▶ [EXERCISE PROMPT]: Nothing outside the range is to be copied. From the entries below, reproduce exactly the lines starting at the one with "Reproduce this chart with matplotlib." and ending at the one with "time_s = np.arange(0, 1490, 10)", without pictures.

#### STORED ROWS

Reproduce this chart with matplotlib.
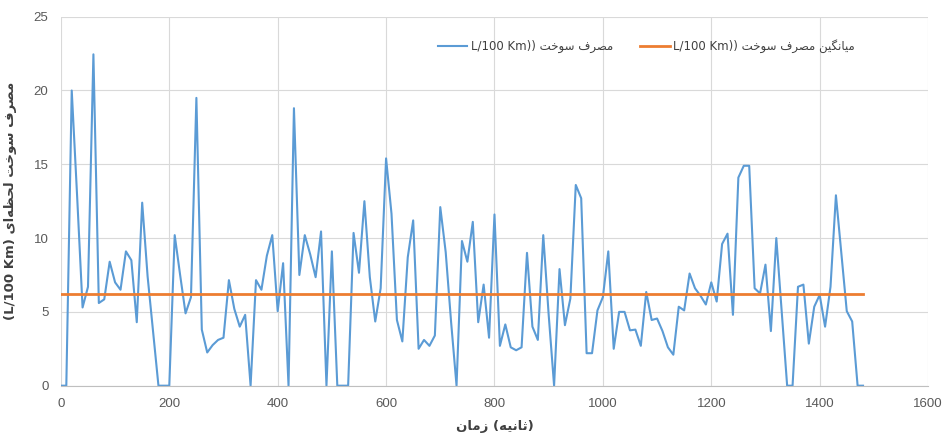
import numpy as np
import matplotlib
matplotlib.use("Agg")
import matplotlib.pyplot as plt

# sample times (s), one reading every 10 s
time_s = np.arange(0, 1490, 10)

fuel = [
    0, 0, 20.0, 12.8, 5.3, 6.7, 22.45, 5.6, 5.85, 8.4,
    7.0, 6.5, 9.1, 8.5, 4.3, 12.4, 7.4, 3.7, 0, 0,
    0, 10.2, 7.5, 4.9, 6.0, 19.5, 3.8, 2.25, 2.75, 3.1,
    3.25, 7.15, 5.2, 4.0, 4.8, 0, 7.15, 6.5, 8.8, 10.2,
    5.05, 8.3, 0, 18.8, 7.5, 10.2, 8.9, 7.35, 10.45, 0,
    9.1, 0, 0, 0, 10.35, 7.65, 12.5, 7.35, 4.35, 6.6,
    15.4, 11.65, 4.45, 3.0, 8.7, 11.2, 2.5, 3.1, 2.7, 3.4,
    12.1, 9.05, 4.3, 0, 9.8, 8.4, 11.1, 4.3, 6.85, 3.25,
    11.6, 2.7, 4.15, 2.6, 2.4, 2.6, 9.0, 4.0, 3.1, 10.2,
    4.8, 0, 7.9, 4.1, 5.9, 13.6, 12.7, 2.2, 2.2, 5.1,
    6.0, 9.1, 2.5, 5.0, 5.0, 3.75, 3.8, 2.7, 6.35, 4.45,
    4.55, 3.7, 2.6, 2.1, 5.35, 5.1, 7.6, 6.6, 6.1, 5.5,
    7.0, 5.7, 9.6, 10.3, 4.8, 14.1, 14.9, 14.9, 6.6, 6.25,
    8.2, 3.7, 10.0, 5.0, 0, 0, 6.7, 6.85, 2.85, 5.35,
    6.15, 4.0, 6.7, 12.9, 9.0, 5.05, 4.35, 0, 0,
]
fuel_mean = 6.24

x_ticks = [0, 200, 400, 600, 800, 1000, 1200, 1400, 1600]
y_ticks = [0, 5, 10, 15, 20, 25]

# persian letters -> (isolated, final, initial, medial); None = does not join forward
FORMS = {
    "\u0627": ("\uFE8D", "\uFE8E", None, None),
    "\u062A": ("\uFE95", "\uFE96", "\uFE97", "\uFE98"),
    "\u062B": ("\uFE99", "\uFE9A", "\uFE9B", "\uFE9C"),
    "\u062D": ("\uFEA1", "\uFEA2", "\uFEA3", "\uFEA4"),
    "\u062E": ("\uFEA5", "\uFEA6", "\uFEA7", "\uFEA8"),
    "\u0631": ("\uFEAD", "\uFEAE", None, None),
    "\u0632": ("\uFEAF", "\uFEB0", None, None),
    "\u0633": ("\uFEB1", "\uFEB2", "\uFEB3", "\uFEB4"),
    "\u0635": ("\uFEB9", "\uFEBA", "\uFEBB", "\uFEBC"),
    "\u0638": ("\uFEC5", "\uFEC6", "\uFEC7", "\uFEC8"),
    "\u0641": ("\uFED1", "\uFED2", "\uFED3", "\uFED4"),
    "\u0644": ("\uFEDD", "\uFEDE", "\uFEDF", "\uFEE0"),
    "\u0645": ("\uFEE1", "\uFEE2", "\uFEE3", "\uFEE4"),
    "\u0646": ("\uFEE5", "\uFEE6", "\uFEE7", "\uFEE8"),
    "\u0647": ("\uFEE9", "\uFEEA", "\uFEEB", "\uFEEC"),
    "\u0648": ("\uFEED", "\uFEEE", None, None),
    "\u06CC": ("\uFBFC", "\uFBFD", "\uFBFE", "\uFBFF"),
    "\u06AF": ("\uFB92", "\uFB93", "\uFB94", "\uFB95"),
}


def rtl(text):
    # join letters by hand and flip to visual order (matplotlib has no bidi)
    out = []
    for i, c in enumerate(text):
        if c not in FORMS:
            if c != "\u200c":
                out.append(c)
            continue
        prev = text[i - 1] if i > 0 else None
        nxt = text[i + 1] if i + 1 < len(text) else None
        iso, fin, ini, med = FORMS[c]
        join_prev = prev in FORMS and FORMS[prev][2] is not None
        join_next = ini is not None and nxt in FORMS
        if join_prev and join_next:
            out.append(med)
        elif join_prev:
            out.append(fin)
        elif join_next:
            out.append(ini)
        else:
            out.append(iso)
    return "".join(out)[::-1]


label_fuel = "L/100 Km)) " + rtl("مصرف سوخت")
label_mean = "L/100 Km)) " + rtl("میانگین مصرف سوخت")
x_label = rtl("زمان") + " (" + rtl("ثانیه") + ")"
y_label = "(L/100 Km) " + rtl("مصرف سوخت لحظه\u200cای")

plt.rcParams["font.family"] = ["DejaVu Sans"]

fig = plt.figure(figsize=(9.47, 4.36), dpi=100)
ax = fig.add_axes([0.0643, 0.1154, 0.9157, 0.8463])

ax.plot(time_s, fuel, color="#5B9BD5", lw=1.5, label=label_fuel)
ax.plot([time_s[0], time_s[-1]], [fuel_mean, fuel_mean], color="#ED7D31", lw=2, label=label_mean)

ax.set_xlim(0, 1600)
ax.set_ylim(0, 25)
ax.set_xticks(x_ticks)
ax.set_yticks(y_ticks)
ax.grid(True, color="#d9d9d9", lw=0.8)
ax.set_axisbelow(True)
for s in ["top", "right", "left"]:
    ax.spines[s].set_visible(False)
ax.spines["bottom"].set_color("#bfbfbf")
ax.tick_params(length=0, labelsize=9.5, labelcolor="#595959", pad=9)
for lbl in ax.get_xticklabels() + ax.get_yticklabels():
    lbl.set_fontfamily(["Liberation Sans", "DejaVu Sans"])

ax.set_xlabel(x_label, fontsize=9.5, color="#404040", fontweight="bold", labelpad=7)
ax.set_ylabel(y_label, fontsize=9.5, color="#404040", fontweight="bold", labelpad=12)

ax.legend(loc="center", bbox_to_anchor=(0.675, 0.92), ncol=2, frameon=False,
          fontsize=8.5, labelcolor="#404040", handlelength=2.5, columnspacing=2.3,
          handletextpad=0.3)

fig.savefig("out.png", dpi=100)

########
#### STORED ROWS

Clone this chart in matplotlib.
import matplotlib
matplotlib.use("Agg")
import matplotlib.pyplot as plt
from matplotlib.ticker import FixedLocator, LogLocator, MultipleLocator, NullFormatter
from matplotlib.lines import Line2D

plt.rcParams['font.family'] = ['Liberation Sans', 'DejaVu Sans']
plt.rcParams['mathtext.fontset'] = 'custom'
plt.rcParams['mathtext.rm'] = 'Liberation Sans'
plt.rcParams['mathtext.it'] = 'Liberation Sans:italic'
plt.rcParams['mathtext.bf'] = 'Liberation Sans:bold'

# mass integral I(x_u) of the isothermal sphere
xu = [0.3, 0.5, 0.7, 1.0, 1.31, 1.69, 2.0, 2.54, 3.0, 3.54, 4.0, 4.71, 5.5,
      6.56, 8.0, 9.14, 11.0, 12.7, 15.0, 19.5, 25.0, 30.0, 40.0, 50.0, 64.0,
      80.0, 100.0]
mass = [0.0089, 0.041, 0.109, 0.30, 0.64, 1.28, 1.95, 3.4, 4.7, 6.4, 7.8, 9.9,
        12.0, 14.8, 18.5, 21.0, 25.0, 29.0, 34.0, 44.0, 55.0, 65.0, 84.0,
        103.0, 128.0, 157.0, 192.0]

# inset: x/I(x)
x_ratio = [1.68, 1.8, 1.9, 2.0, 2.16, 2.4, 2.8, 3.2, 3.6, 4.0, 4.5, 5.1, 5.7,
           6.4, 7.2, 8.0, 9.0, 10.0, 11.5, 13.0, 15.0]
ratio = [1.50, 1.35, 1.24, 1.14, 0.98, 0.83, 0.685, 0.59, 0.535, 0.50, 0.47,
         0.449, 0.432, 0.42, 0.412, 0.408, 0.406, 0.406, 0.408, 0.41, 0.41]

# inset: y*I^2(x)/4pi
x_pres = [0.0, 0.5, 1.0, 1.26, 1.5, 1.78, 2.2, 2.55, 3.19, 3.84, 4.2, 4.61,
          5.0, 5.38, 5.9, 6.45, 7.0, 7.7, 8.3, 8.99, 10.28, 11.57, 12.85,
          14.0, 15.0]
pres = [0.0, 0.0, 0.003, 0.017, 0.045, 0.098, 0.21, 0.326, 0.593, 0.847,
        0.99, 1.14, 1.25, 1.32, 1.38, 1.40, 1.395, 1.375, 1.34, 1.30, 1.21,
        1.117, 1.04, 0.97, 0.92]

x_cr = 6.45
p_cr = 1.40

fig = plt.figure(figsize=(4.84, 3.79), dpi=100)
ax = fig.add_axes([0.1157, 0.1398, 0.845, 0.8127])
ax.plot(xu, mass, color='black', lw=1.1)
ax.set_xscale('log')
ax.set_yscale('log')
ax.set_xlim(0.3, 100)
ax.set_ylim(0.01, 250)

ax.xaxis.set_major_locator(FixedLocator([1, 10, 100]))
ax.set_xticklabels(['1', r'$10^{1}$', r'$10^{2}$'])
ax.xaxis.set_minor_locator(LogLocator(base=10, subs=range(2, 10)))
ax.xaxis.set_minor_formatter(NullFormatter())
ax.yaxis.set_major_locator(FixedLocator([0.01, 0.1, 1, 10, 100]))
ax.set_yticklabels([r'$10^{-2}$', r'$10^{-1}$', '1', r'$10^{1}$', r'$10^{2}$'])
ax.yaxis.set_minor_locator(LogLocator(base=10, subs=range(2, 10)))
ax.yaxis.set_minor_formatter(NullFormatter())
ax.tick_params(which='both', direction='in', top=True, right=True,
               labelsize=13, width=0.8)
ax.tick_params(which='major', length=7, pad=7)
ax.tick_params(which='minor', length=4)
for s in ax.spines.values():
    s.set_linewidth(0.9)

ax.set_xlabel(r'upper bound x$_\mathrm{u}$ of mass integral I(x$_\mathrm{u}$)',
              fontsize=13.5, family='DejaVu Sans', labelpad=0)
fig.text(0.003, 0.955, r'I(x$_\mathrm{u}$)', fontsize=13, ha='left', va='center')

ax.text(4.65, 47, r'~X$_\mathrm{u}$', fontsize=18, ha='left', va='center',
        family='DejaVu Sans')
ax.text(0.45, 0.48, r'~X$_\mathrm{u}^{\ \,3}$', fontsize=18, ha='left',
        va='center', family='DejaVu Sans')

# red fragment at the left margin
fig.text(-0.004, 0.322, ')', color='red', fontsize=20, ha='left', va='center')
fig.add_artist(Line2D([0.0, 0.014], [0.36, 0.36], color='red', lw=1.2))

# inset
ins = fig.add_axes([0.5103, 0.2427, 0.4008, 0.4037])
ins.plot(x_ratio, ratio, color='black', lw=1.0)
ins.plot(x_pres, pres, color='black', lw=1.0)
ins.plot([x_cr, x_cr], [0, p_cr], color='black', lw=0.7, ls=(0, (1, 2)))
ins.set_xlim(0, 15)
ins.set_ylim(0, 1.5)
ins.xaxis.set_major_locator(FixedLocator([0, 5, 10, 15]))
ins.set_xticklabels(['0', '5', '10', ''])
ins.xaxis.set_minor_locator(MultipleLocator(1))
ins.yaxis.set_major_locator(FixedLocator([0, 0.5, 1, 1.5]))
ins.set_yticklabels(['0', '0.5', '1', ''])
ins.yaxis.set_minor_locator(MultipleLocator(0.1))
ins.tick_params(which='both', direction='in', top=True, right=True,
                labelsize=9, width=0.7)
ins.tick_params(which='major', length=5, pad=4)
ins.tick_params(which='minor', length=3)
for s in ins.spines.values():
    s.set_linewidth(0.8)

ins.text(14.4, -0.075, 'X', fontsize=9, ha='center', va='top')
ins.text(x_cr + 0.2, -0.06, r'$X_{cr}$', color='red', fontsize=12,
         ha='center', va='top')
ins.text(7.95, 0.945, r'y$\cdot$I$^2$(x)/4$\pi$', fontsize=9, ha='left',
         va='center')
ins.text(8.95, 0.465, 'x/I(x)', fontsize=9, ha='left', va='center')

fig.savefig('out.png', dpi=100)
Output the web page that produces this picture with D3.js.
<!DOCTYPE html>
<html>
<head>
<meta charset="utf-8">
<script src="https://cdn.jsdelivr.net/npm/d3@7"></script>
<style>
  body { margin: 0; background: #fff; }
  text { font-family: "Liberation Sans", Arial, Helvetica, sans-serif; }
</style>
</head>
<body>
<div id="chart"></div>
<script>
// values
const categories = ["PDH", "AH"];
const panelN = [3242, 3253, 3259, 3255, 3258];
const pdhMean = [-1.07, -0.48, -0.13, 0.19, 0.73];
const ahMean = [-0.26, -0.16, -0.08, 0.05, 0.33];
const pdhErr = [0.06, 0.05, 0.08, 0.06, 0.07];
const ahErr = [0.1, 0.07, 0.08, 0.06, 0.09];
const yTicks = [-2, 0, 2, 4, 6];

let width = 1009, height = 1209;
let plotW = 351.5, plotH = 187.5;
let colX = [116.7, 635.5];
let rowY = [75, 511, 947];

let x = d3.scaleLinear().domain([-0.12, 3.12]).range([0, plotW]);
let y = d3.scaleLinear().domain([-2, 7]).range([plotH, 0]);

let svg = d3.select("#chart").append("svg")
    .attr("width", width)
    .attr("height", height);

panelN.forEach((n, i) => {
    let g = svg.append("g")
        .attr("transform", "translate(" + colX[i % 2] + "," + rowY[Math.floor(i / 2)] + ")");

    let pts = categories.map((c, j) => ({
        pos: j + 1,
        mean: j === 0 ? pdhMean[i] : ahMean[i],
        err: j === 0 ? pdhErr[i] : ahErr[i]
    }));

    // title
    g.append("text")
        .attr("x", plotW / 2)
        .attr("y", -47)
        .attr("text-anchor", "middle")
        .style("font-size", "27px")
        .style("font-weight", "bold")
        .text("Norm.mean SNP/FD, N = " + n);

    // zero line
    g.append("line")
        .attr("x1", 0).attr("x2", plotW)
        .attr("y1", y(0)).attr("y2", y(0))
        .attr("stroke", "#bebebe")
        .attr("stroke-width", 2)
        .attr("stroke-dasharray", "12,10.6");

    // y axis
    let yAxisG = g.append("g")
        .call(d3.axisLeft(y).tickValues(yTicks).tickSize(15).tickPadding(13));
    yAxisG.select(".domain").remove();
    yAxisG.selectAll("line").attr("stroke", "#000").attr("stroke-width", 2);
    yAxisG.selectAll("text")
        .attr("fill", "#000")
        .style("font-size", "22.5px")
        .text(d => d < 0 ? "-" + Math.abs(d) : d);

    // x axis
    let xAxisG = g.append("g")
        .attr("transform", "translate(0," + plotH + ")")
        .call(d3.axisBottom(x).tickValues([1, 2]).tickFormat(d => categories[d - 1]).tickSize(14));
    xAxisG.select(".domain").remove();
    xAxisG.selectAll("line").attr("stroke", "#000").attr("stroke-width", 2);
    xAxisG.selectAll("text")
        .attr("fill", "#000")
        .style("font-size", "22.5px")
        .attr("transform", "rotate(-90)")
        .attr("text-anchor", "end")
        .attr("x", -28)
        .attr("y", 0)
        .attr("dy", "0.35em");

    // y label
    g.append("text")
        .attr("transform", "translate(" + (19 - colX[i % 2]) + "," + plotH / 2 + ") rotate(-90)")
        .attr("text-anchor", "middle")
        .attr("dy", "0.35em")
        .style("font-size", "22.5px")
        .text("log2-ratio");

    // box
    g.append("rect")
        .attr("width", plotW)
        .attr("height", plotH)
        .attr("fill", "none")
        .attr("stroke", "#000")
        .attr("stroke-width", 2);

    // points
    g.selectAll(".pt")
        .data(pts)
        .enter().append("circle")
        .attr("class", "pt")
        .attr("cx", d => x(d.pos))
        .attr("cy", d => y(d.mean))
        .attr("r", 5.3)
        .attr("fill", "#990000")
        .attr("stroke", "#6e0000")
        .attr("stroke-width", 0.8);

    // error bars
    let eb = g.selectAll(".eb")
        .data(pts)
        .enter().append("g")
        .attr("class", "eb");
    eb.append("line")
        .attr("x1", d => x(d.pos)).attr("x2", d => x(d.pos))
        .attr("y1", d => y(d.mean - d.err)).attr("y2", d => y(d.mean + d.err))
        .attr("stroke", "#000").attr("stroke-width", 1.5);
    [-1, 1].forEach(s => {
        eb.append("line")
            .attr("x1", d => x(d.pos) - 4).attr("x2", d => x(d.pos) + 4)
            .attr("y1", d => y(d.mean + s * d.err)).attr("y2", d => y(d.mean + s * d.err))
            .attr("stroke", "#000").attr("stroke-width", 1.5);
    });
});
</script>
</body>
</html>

########

▶ [FINISHED EXERCISE]:
Reproduce this chart with matplotlib.
import numpy as np
import matplotlib
matplotlib.use("Agg")
import matplotlib.pyplot as plt

# sample times (s), one reading every 10 s
time_s = np.arange(0, 1490, 10)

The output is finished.